Pillar[3]trianglamines: deeper cavity triangular macrocycles for selective hexene isomer separation

by Ding, Y., Alimi, L. O., Du, J., Hua, B., Dey, A., Yu, P., Khashab, N. M.
Year: 2022 DOI: 10.1039/D2SC00207H


Ding, Y.; Alimi, L. O.; Du, J.; Hua, B.; Dey, A.; Yu, P.; Khashab, N. M., Pillar[3]trianglamines: deeper cavity triangular macrocycles for selective hexene isomer separation. Chem. Sci. 2022, 13, 3244-3248


The separation of α-olefins and their corresponding isomers continues to be a big challenge for the chemical industry due to their overlapping physical properties and low relative volatility. Herein, pillar[3]trianglamine (P-TA) macrocycles were synthesized for the molecular-sieving-like separation of 1-hexene (1-He) selectively over its positional isomer trans-3-hexene (trans-3-He) in the vapor and liquid state.

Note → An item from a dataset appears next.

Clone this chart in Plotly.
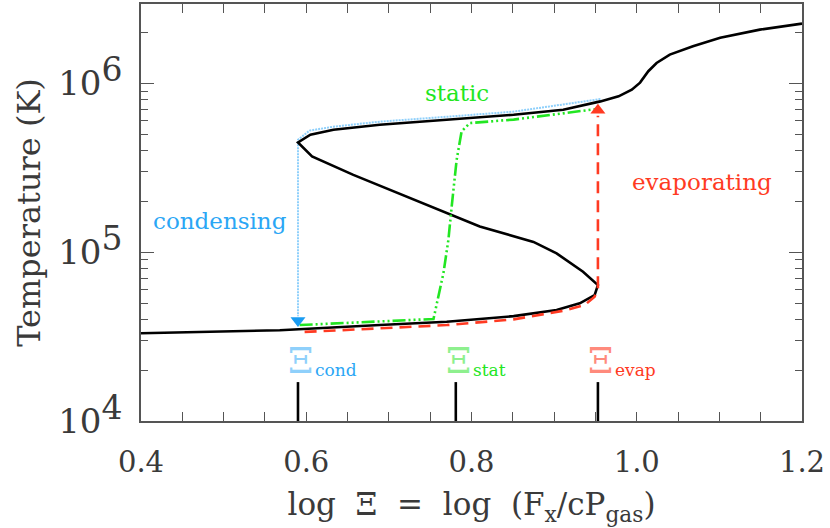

This allyl-functionalized macrocycle features a deeper cavity compared to the previously reported trianglamine host molecules. Solid–vapor sorption experiments verified the successful separation of 1-He from an equimolar mixture of 1-He and trans-3-He. Single-crystal structures and powder X-ray diffraction patterns suggest that this selective adsorption arises from the formation of a thermodynamically stable host–guest complex between 1-He and P-TA. A reversible transformation between the nonporous guest-free structure and the guest-containing structure shows that 1-He separation can be carried out over multiple cycles without any loss of performance. Significantly, P-TA can separate 1-He directly from a liquid isomeric mixture and thus P-TA modified silica sieves (SBA-15) showed the ability to selectively separate 1-He when utilized as a stationary phase in column chromatography. This capitalizes on the prospects of employing macrocyclic hosts as molecular recognition units in real-life separations for sustainable and energy-efficient industrial practices.